“Para perempuan jangan takut masuk ke dunia politik,” kata Megawati dalam keterangan tertulis yang diterima ANTARA, di Jakarta, Minggu (22/12).
Hal tersebut dia sampaikan saat memberikan keynote speech atau pembicara kunci dalam peringatan Hari Ibu yang diselenggarakan BPIP di Jakarta, Minggu (22/12).
Mega mengatakan konstitusi yang berlaku di Indonesia tidak membedakan antara laki-laki dan perempuan. Dalam konstitusi, kata dia, kedudukan perempuan sama dan sederajat, sehingga sudah saatnya bagi kaum perempuan untuk menyamakan perannya dengan kaum laki-laki.
Mega lalu mencontohkan sejumlah perempuan yang sukses terjun ke dunia politik, antara lain Menteri Keuangan Sri Mulyani yang beberapa kali menduduki jabatan politik. Kemudian sosok Ketua DPR RI Puan Maharani. Mega menyebut jabatan ketua DPR selama 22 tahun terakhir selalu dipimpin oleh laki-laki.
Selain itu, kata dia, dirinya juga pernah menduduki jabatan Presiden ke-5 Republik Indonesia dan Wakil Presiden ke-8 Republik Indonesia.
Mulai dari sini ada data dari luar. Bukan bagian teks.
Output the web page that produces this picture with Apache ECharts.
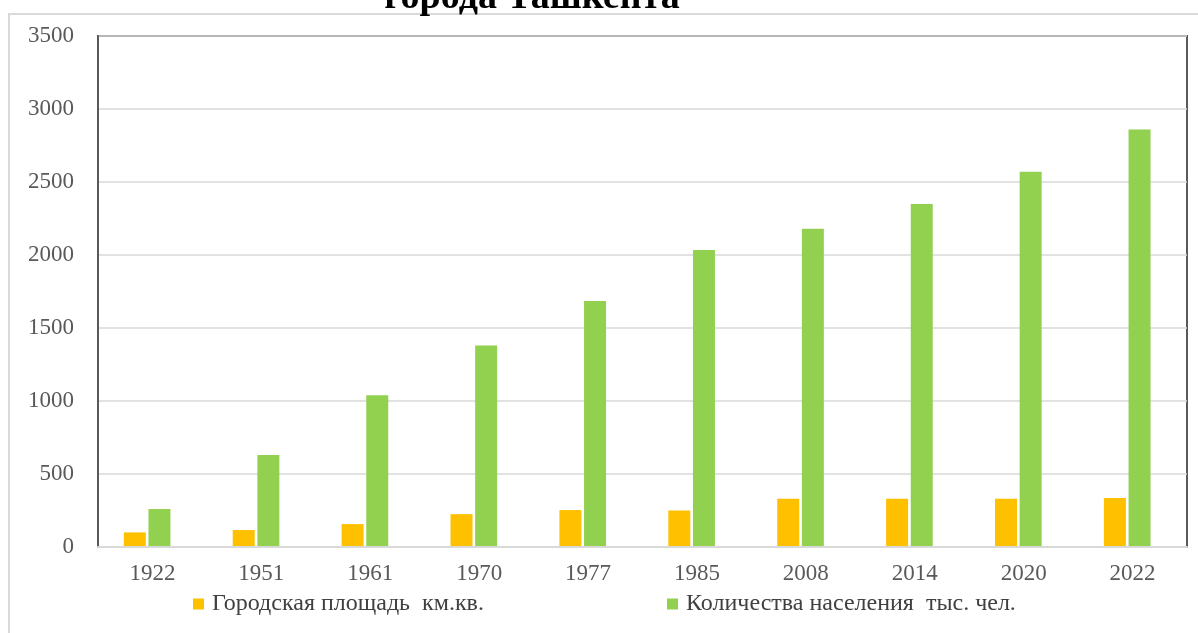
<!DOCTYPE html>
<html>
<head>
<meta charset="utf-8">
<script src="https://cdn.jsdelivr.net/npm/echarts@6/dist/echarts.min.js"></script>
<style>
html,body{margin:0;padding:0;background:#fff;}
#c{width:1198px;height:633px;}
</style>
</head>
<body>
<div id="c"></div>
<script>
const years = ['1922','1951','1961','1970','1977','1985','2008','2014','2020','2022'];
const areaValues = [100, 116, 157, 225, 253, 250, 330, 330, 330, 335];
const popValues = [260, 630, 1040, 1380, 1685, 2035, 2180, 2350, 2570, 2860];
const seriesNames = ['Городская площадь  км.кв.', 'Количества населения  тыс. чел.'];
const titleText = 'города Ташкента';

const font = '"Liberation Serif", "Times New Roman", serif';
const legendText = { fontFamily: font, fontSize: 24, color: '#404040', padding: [0,0,0,3] };
const chart = echarts.init(document.getElementById('c'));
chart.setOption({
  backgroundColor: '#fff',
  animation: false,
  graphic: [
    { type: 'rect', shape: { x: 9, y: 14, width: 1200, height: 630 }, style: { fill: 'none', stroke: '#d9d9d9', lineWidth: 2 }, z: -1 },
    { type: 'text', x: 532, y: -2, style: { text: titleText, font: 'bold 38px ' + font, fill: '#000', textAlign: 'center', textVerticalAlign: 'middle' } }
  ],
  grid: { left: 98, right: 11, top: 36, bottom: 86, show: true, borderColor: '#595959', borderWidth: 2, backgroundColor: 'transparent' },
  legend: [
    { data: [seriesNames[0]], left: 188, top: 587, icon: 'rect', itemWidth: 11, itemHeight: 11, textStyle: legendText },
    { data: [seriesNames[1]], left: 662, top: 587, icon: 'rect', itemWidth: 11, itemHeight: 11, textStyle: legendText }
  ],
  xAxis: {
    type: 'category', data: years,
    axisLine: { show: true, lineStyle: { color: '#d9d9d9', width: 2 } },
    axisTick: { show: false },
    axisLabel: { fontFamily: font, fontSize: 23, color: '#595959', margin: 15 },
    z: 5
  },
  yAxis: {
    type: 'value', min: 0, max: 3500, interval: 500,
    axisLine: { show: true, lineStyle: { color: '#595959', width: 2 } },
    axisTick: { show: false },
    splitLine: { lineStyle: { color: '#d9d9d9', width: 1.5 } },
    axisLabel: { fontFamily: font, fontSize: 23, color: '#595959', margin: 24, formatter: v => String(v) }
  },
  series: [
    { name: seriesNames[0], type: 'bar', data: areaValues, barWidth: 22, barGap: '12%', itemStyle: { color: '#FFC000' } },
    { name: seriesNames[1], type: 'bar', data: popValues, barWidth: 22, barGap: '12%', itemStyle: { color: '#92D050' } },
    { name: 'spacer', type: 'bar', data: [], barWidth: 8, barGap: '12%', silent: true }
  ]
});
</script>
</body>
</html>
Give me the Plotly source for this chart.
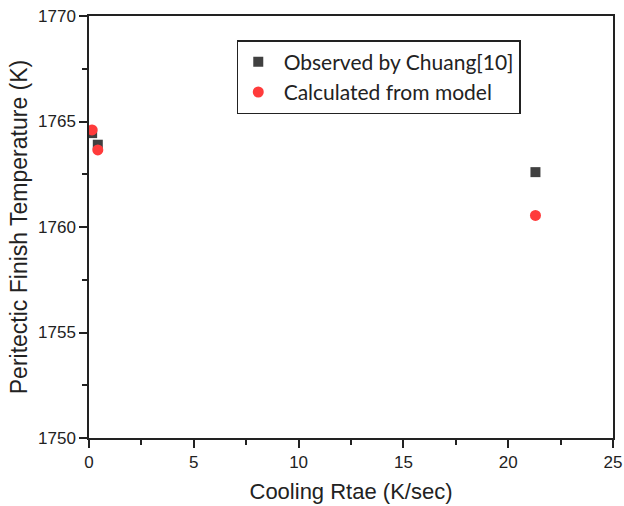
import plotly.graph_objects as go

obs_x = [0.15, 0.42, 21.3]
obs_y = [1764.45, 1763.9, 1762.6]
calc_x = [0.15, 0.42, 21.3]
calc_y = [1764.6, 1763.65, 1760.55]

x_ticks = [0, 5, 10, 15, 20, 25]
y_ticks = [1750, 1755, 1760, 1765, 1770]

AX_FONT = "Liberation Sans"
NB = "\u00a0"

fig = go.Figure()
fig.add_trace(go.Scatter(x=obs_x, y=obs_y, mode="markers", name=NB + "Observed by Chuang[10]",
                         marker=dict(symbol="square", size=10, color="#404040")))
fig.add_trace(go.Scatter(x=calc_x, y=calc_y, mode="markers", name=NB + "Calculated from model",
                         marker=dict(symbol="circle", size=11, color="#ff3b3b")))

axis_common = dict(showgrid=False, zeroline=False, showline=True, linecolor="#222222", linewidth=1.5,
                   mirror=True, ticks="outside", ticklen=8, tickwidth=1.5, tickcolor="#222222",
                   automargin=False, ticklabeloverflow="allow",
                   tickfont=dict(family=AX_FONT, size=17, color="#222222"),
                   minor=dict(ticks="outside", ticklen=5, tickwidth=1.5, tickcolor="#222222"))

fig.update_xaxes(range=[0, 25], tickvals=x_ticks, minor_dtick=2.5,
                 title=dict(text="Cooling Rtae (K/sec)", font=dict(family=AX_FONT, size=22, color="#222222"), standoff=12),
                 **axis_common)
fig.update_yaxes(range=[1750, 1770], tickvals=y_ticks, minor_dtick=2.5,
                 title=dict(text="Peritectic Finish Temperature (K)", font=dict(family=AX_FONT, size=23, color="#222222"), standoff=4),
                 **axis_common)

fig.update_layout(
    width=624, height=506,
    margin=dict(l=89, r=11, t=16, b=68),
    paper_bgcolor="white", plot_bgcolor="white",
    showlegend=True,
    legend=dict(x=0.282, y=0.943, xanchor="left", yanchor="top",
                bordercolor="#222222", borderwidth=1.5, bgcolor="white",
                font=dict(family="Lato", size=21, color="#222222"),
                itemsizing="trace", tracegroupgap=0),
)

fig.write_html("out.html")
Lebih lanjut dia menuturkan bahwa peran perempuan dalam perjuangan bangsa ini sudah dilakukan oleh para pendahulu, di antaranya RA Kartini,Tjut Nyak Dien, dan Dewi Sartika.
“Jangan lupa juga Indonesia juga punya Fatmawati. Dia seorang perempuan pemberani yang mau membuat bendera kita yang saat itu masih dijajah,” kata Ketua Umum Partai Demokrasi Indonesia Perjuangan itu.
Menurut dia, terdapat sejumlah pihak yang menilai bahwa Fatmawati hanyalah pahlawan penjahit bendera Sangsaka Merah Putih. Padahal, kata dia, kala itu sangat sulit untuk mecari kain merah untuk menjahit bendera pusaka.
“Waktu itu mencari kain putih sangat mudah, tapi merah sangat sulit,” ucap dia mengenang perjuangan sang ibunda.
Salah satu faktor yang menjadi hambatan yakni adanya konstruksi sosial dan kultural yang menempatkan perempuan tidak boleh lebih maju dari laki-laki. “Perempuan dianggap konco wingking,” ucap dia
Padahal, kata Sri, semua peran itu bisa dilakukan jika antarpasangan dapat saling berkomunikasi dan berbagi peran.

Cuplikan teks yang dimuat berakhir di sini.